The Afro-Semitic Experience closed out the musical offerings of the Rady JCC’s Tarbut festival on a high-note Nov 19, 2011, with a one of a kind musical fusion of Jewish and African American traditions.
David Chevan stood on the Berney Theatre stage and sang Avadim Hayinu unaccompanied, smiling in encouragement as audience members joined in the simple Passover song. He paused to explain the importance of the words – we were slaves, now we are the children of the free.
This concert was certainly planned with a JCC audience in mind. Every Jewish tune was familiar to me and I’m sure to many. Often the introduction and my own associations stayed with me all through the piece. At other times, the melody was stated, and then I heard only enjoyable jazz, without much connection for me to the source. The band was at its strongest when text and intention joined with music. Even an original setting of Adon Olam by David Chevan suggested some of my own feelings about the prayer.
The music was beautiful, the band’s stage presence was playful. Most important for me was the celebration of two traditions in which spirituality is not distinct from entertainment. Deep emotions of awe, request and praise, beauty and artistry and fun, Jewish music and African American music, traditional and original ideas, all dance and sing together.
Editor’s note: I too was at the concert and worte up a piece before Jane sent me her delightful article: So, I thought I would add a few things that I had jotted downl
There was noticeable chemistry between the co-founders of the group, Byrd, and Chevan who initially began performing as a duo. As Chevan, who spoke of his sense of oneness with Byrd, who is th eyoungest in a family of 16 said, “He’s my brother from another mother.”
I really liked the group’s catchy song, which is the title to their new CD,” “I’m on the Road to Heal My Splintered Soul.” The song, and others, at times felt like religious chants, and one can come away from the concert knowing the tune by heart. I also beautiful instrumental from a living Sephardic Jewish composer.
The group’s interpretations of Jewish liturgical and cantorial music based on prayers from the High Holidays, including the Slichot prayer, were particularly uplifting and popular the sold out audience at the Berney Theatre.
Chevan spoke about the fact that in the times of the Temple the Jewish people brought animals to sacrifice or their finest fruits and crops but now merely rely on prayer alone. “Who is to say that prayer is as tangible a thing as bringing a gift and a sacrifice?”, chevan asked
The group then began playing their sublime instrumental [and my favourite of the evening] that can be found on their Days of Awe CD “May my offering be Acceptable to You?"

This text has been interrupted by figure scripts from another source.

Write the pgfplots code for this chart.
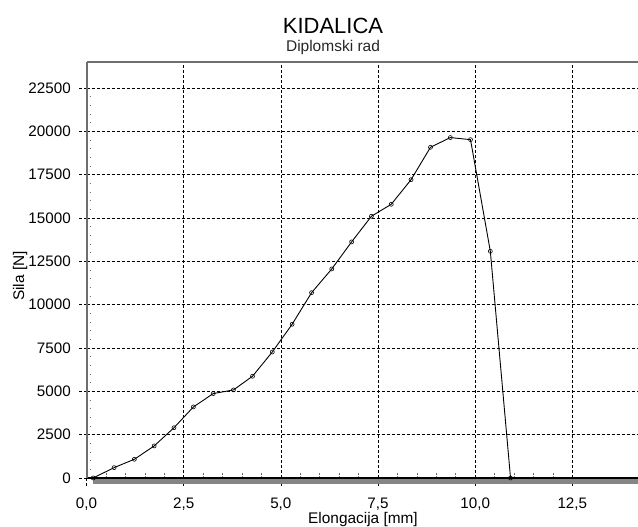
\documentclass[border=0pt]{standalone}
\usepackage{fontspec}
\setmainfont{Liberation Sans}
\usepackage{pgfplots}
\pgfplotsset{compat=1.18}
\definecolor{axgray}{HTML}{6E6E6E}
\definecolor{bandgray}{HTML}{858585}
\begin{document}
\begin{tikzpicture}
\useasboundingbox (0,0) rectangle (638pt,527pt);
\begin{axis}[
  at={(86.55pt,49pt)}, anchor=south west,
  scale only axis, width=551.45pt, height=416pt,
  xmin=0, xmax=14.19, ymin=0, ymax=24000,
  clip=false,
  scaled y ticks=false, scaled x ticks=false,
  axis x line*=bottom, axis y line*=left,
  x axis line style={-, black, line width=1.3pt},
  y axis line style={-, axgray, line width=2pt},
  xtick={0,2.5,5,7.5,10,12.5},
  xticklabels={{0,0},{2,5},{5,0},{7,5},{10,0},{12,5}},
  ytick={0,2500,5000,7500,10000,12500,15000,17500,20000,22500},
  yticklabels={0,2500,5000,7500,10000,12500,15000,17500,20000,22500},
  minor x tick num=4, minor y tick num=4,
  tick align=inside,
  major tick length=-8pt, minor tick length=5pt,
  major tick style={black, line width=0.6pt, dash pattern=on 3pt off 2pt},
  minor tick style={axgray, line width=0.6pt, dash pattern=on 1.5pt off 1.5pt},
  grid=major,
  major grid style={black, line width=0.6pt, dash pattern=on 3pt off 2pt},
  ticklabel style={font=\fontsize{15.2pt}{18pt}\selectfont, inner sep=0pt},
  xticklabel style={anchor=north, yshift=-20pt},
  yticklabel style={anchor=east, xshift=-15.6pt},
]
\addplot[bandgray, line width=5.5pt, no marks] coordinates {(0.16,-190) (14.19,-190)};
\addplot[black, line width=0.9pt, mark=o, mark size=2pt, mark options={solid, line width=0.6pt}] coordinates {
(0.17,0) (0.71,600) (1.23,1080) (1.74,1850) (2.25,2900) (2.75,4100) (3.26,4870) (3.78,5080)
(4.27,5870) (4.78,7270) (5.29,8870) (5.79,10690) (6.31,12060) (6.82,13620) (7.33,15100)
(7.84,15790) (8.35,17210) (8.85,19080) (9.36,19640) (9.88,19520) (10.39,13080) (10.91,0)
};
\addplot[black, line width=0.9pt, no marks] coordinates {(10.91,0) (11.5,0) (12.0,0)};
\draw[axgray, line width=1.3pt] (rel axis cs:0,1) -- (rel axis cs:1,1);
\end{axis}
\node[anchor=base, font=\fontsize{22pt}{26pt}\selectfont] at (333pt,493.7pt) {KIDALICA};
\node[anchor=base, text=black!85, font=\fontsize{15.5pt}{18pt}\selectfont] at (333pt,475.3pt) {Diplomski rad};
\node[anchor=base, font=\fontsize{15.4pt}{18pt}\selectfont] at (363pt,3.7pt) {Elongacija [mm]};
\node[anchor=base, rotate=90, font=\fontsize{15.4pt}{18pt}\selectfont] at (24pt,251pt) {Sila [N]};
\end{tikzpicture}
\end{document}
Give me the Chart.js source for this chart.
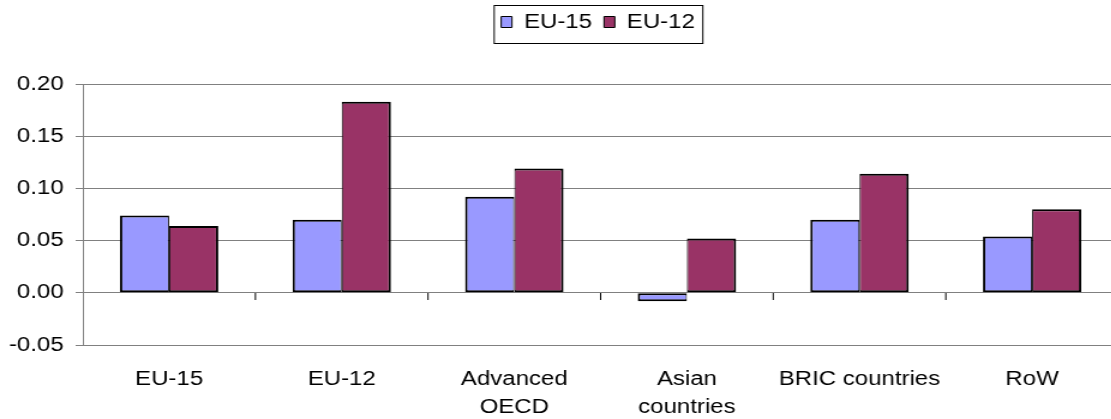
<!DOCTYPE html>
<html>
<head>
<meta charset="utf-8">
<script src="https://cdn.jsdelivr.net/npm/chart.js@4.4.1/dist/chart.umd.min.js"></script>
<style>
  html, body { margin: 0; padding: 0; background: #fff; overflow: hidden; }
  #wrap { width: 1111px; height: 419px; position: relative; overflow: hidden; }
  #c { position: absolute; left: 0; top: 0; transform: scaleX(1.2); transform-origin: 0 0; }
</style>
</head>
<body>
<div id="wrap"><canvas id="c" width="932" height="419"></canvas></div>
<script>
const categories = ['EU-15', 'EU-12', ['Advanced', 'OECD'], ['Asian', 'countries'], 'BRIC countries', 'RoW'];
const seriesNames = ['EU-15', 'EU-12'];
const eu15Values = [0.074, 0.070, 0.092, -0.008, 0.070, 0.054];
const eu12Values = [0.064, 0.183, 0.119, 0.052, 0.114, 0.080];
const yMin = -0.05, yMax = 0.20, yStep = 0.05;

const SX = 1.2; // horizontal stretch of the whole drawing
const FONT = "'Liberation Sans', Arial, sans-serif";
const GRID = '#808080';

const framePlugin = {
  id: 'frame',
  afterLayout(chart) {
    const lg = chart.legend;
    if (!lg) return;
    const pad = lg.options.labels.padding;
    const itemH = lg.options.labels.font.size;
    const dx = 598 / SX - (lg.left + lg.right) / 2;
    const dy = (22 - pad - itemH / 2) - lg.top;
    lg.left += dx; lg.right += dx;
    lg.top += dy; lg.bottom += dy;
  },
  afterDraw(chart) {
    const ctx = chart.ctx;
    const lg = chart.legend;
    const hb = lg.legendHitBoxes;
    if (hb && hb.length) {
      const first = hb[0], last = hb[hb.length - 1];
      const cy = first.top + first.height / 2;
      const l = first.left - 7 / SX;
      const r = last.left + last.width + 8 / SX;
      const t = Math.round(cy - 17) + 0.5;
      const b = Math.round(cy + 21) + 0.5;
      ctx.save();
      ctx.strokeStyle = '#000';
      ctx.lineWidth = 1;
      ctx.strokeRect(l, t, r - l, b - t);
      ctx.restore();
    }
    // category tick marks on the zero line
    const xs = chart.scales.x, ys = chart.scales.y;
    const y0 = Math.round(ys.getPixelForValue(0));
    const n = categories.length;
    const w = (xs.right - xs.left) / n;
    ctx.save();
    ctx.strokeStyle = '#000';
    ctx.lineWidth = 1;
    ctx.beginPath();
    for (let i = 1; i < n; i++) {
      const x = xs.left + i * w;
      ctx.moveTo(x, y0);
      ctx.lineTo(x, y0 + 7);
    }
    ctx.stroke();
    ctx.restore();
  }
};

new Chart(document.getElementById('c'), {
  type: 'bar',
  data: {
    labels: categories,
    datasets: [
      { label: seriesNames[0], data: eu15Values, backgroundColor: '#9999FF', borderColor: '#000',
        borderWidth: { top: 2, bottom: 2, left: 2, right: 1 }, borderSkipped: false },
      { label: seriesNames[1], data: eu12Values, backgroundColor: '#993366', borderColor: '#000',
        borderWidth: { top: 2, bottom: 2, left: 1, right: 2 }, borderSkipped: false }
    ]
  },
  options: {
    responsive: false,
    animation: false,
    devicePixelRatio: 1,
    categoryPercentage: 0.57,
    barPercentage: 1.0,
    layout: { padding: { top: 44, left: 0, right: 0, bottom: 0 } },
    plugins: {
      legend: {
        position: 'top',
        labels: {
          font: { family: FONT, size: 20 },
          color: '#000',
          boxWidth: 9,
          boxHeight: 11,
          padding: 10,
          generateLabels(chart) {
            return chart.data.datasets.map((ds, i) => ({
              text: ds.label,
              fillStyle: ds.backgroundColor,
              strokeStyle: '#000',
              lineWidth: 1,
              hidden: false,
              datasetIndex: i,
              fontColor: '#000'
            }));
          }
        }
      },
      tooltip: { enabled: false }
    },
    scales: {
      x: {
        grid: { display: false },
        border: { display: false },
        ticks: {
          font: { family: FONT, size: 20, lineHeight: 1.42 },
          color: '#000',
          padding: 12,
          maxRotation: 0,
          autoSkip: false
        },
        afterFit(scale) { scale.height = 74; }
      },
      y: {
        min: yMin,
        max: yMax,
        grid: { color: GRID, lineWidth: 1, tickLength: 6, tickColor: GRID },
        border: { display: true, color: GRID, width: 1 },
        ticks: {
          stepSize: yStep,
          font: { family: FONT, size: 20 },
          color: '#000',
          padding: 10,
          callback: (v) => Number(v).toFixed(2)
        },
        afterFit(scale) { scale.width = 69; }
      }
    }
  },
  plugins: [framePlugin]
});
</script>
</body>
</html>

A follow-up CD entitled Further definition of the Days of Awe contains pieces of music, such as the Yom Kippur Prayer “Shma Koleinu” that combine the voices of religious cantors with jazz musicians. The prayers are stretched into invocations by turning each part of a word into multi-syllable entreaty to the heavens.
As Chevan noted, “The budget didn’t allow for us to bring in the Cantors,” for the Tarbut festival.
Alvin Carter Senior, spoke of how people of different faiths and cultures have more in common than not. Chevan spoke about how he loved Hannukah, joking that Alvin Carter Senior “likes the chocolate coins.”
Carter Senior also asked who the most senior audience member was, -over age 75–and Alvin Corne raised his hand (although after the event Corne told the Winnipeg Jewish Review that he had seen someone else there who was at least three years older than he).
When the group performed Chevan’s instrumental composition “Adon Olam,” he noted that when he plays this piece at colleges, the students get up and dance, and added that “Alvin Carter Senior says this is our earth, wind and fire,” song.